Stability in football is an exceptionally unsexy, yet necessary topic. While fans and the media love big-money buys and managerial changes, the truth is that there is only one surefire way for teams without ridiculous money or talent to outperform expectations: familiarity. Swansea and Wigan are but two examples of how focusing on clear playing strategies instead of expensive player recruitment can pay dividends in the long run. Queens Park Rangers, on the other hand, show how short-term thinking can damage an organization.
The side propping up the Premier League table has been through wealthy owner after wealthy owner, from Bernie Ecclestone to Tony Fernandes, who decided the best way to ensure Premiership survival was to splash the cash. At 40 players, QPR’s current squad is extraordinarily bloated, and not with rubbish players either. Four Champions League winners amid other players recruited from the likes of Real Madrid should surely make a squad too big to fail. Yet failing they are, proving that you cannot throw players into a mixer with no discernable strategy and expect them to succeed.

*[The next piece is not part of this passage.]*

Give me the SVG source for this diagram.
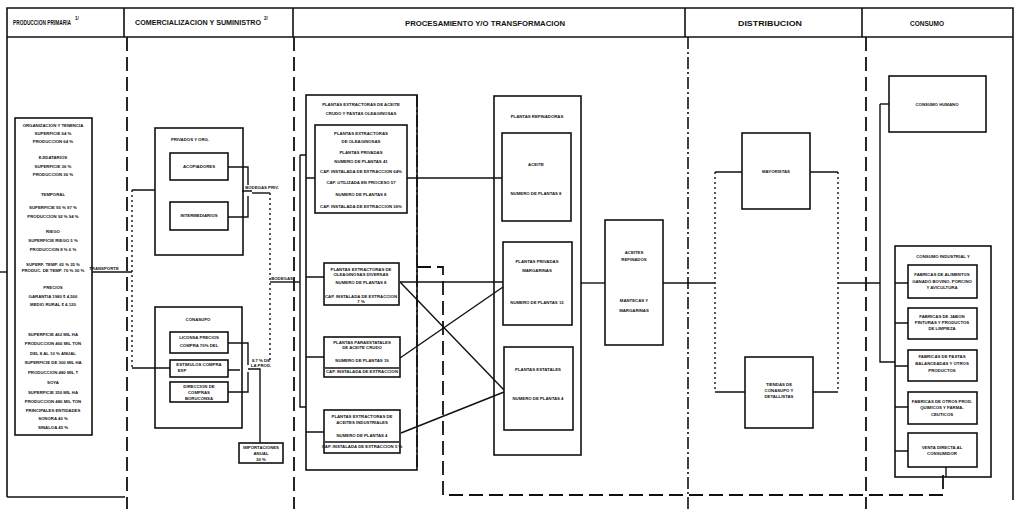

Not only have playing staff and formations been changed, but the side has no overall identity. Teams like Napoli or Arsenal are known for something, holding possession or being lethal on the break. Harry Redknapp’s deployment of Adel Taarabt as a false nine was just the latest example of Rangers trying something, anything, with the myriad number of players they have.
It’s always better to identify a strategy and recruit players to specific roles, rather than buying talented players and hoping they will be able to contribute in any system. This is especially true for a club like Queens Park Rangers who can’t offer European competition, meaning they aren’t in the market for the very top talent. But QPR are only the most extravagant example of a long-standing problem. Too often newly promoted sides, conscious of the financial rewards of staying in the Premiership, smash their transfer record or wage budget on some superstar in the hopes that individual quality will keep them in the top flight, rather than the system that they’d used to get themselves into the top flight.
Southampton, for example, spent £12m on Gaston Ramirez and made him their highest paid player by some distance. The Uruguayan certainly hasn’t been a disaster, and actually does fit into Southampton’s system, but if that money had been spent on two or three lesser players that could fill roles in Southampton’s fluid offense, the Saints would have more depth and may have coped better with their injury list that has included Adam Lallana and Ramirez himself.